C’è un libro di Bear Heart e Molly Larkin che porta questo titolo e, di questo titolo, ne subisco il fascino da sempre.
Proprio ieri mi è tornato in mente, non certo per caso.
Perché si sente quest’aria di tempesta.
Si sente questa brezza, apparentemente leggera, ma che fa scricchiolare gli equilibri, che si insinua negli angoli, che da punti inaspettati arriva per spostarti, più in là, un passo in avanti o due indietro, a volte in tutt’altra direzione rispetto a quella che pensavi di percorrere.
E’ un vento caldo, morbido ma incalzante.
Un vento forestiero ma che può renderti forestiero/a persino nella tua pelle. Un vento che è mistero, che danza nel ventre e apre le soglie di una partenogenesi.

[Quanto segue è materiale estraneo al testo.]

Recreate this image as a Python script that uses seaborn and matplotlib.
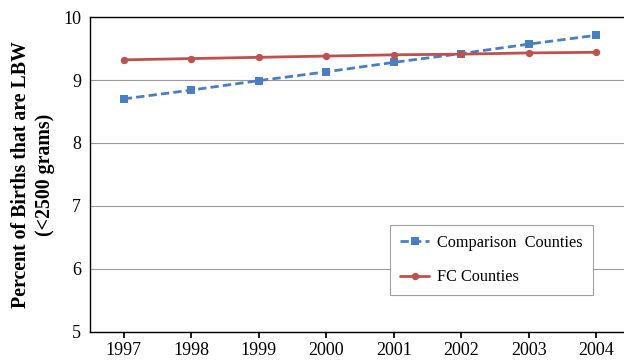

Un vento gitano, che inverte le rotte, che ti invita ad abbracciare l’incerto e a trasformarlo in una scusa per cambiare, per essere altrove, per essere altro di te, per essere di più di quello che credevi, per amarti in quello che non avevi ancora osato immaginare.
Quanto può essere madre questo vento?
Madre di un nuovo inizio.
Di un nuovo ciclo.
Di un nuovo sentire, assecondato d’istinto.
Di un nuovo corpo, esplorato a sorpresa.
Di un nuovo desiderio, creato dalla radice. Di un nuovo territorio, aperto di possibilità.
Di una nuova voce, da portare sulle labbra e tradurre in in-canto.
Di cosa diventi madre, quando chiudi gli occhi e scegli di spiccare il tuo volo di strega?
In cosa ti riscopri madre, nel lasciarti muovere da questo vento?
E se non diventassi madre, ma diventassi vento?